When the Atlantic Cable was first laid, somebody, not knowing the author
of the lines, quoted them to Hawthorne as applicable to the calmness
said to exist in the depths of the ocean. He listened to the verse, and
then laughingly observed, "I know something of the deep sea myself."

In 1836 he went to Boston, I am told, to edit the "American Magazine of
Useful Knowledge," for which he was to be paid a salary of six hundred
dollars a year. The proprietors soon became insolvent, so that he
received nothing, but he kept on just the same as if he had been paid
regularly. The plan of the work proposed by the publishers of the
magazine admitted no fiction into its pages. The magazine was printed on
coarse paper and was illustrated by engravings painful to look at. There
were no contributors except the editor, and he wrote the whole of every
number. Short biographical sketches of eminent men and historical
narratives filled up its pages.
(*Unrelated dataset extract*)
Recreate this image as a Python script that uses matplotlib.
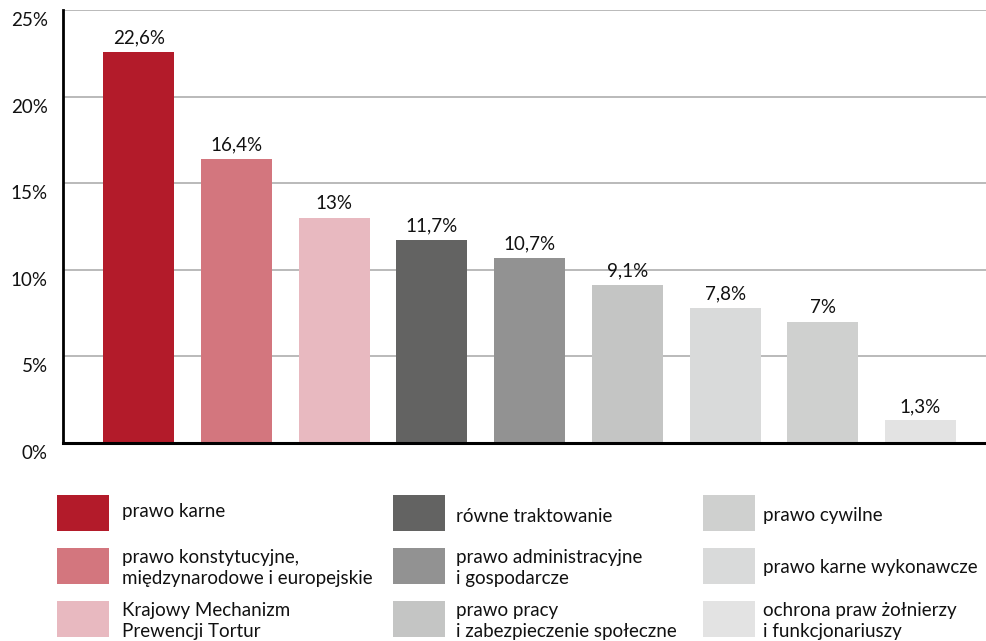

I have examined the columns of this
deceased magazine, and read Hawthorne's narrative of Mrs. Dustan's
captivity. Mrs. Dustan was carried off by the Indians from Haverhill,
and Hawthorne does not much commiserate the hardships she endured, but
reserves his sympathy for her husband, who was _not_ carried into
captivity, and suffered nothing from the Indians, but who, he says, was
a tenderhearted man, and took care of the children during Mrs. D.'s
absence from home, and probably knew that his wife would be more than a
match for a whole tribe of savages.

When the Rev. Mr. Cheever was knocked down and flogged in the streets of
Salem and then imprisoned, Hawthorne came out of his retreat and visited
him regularly in jail, showing strong sympathy for the man and great
indignation for those who had maltreated him.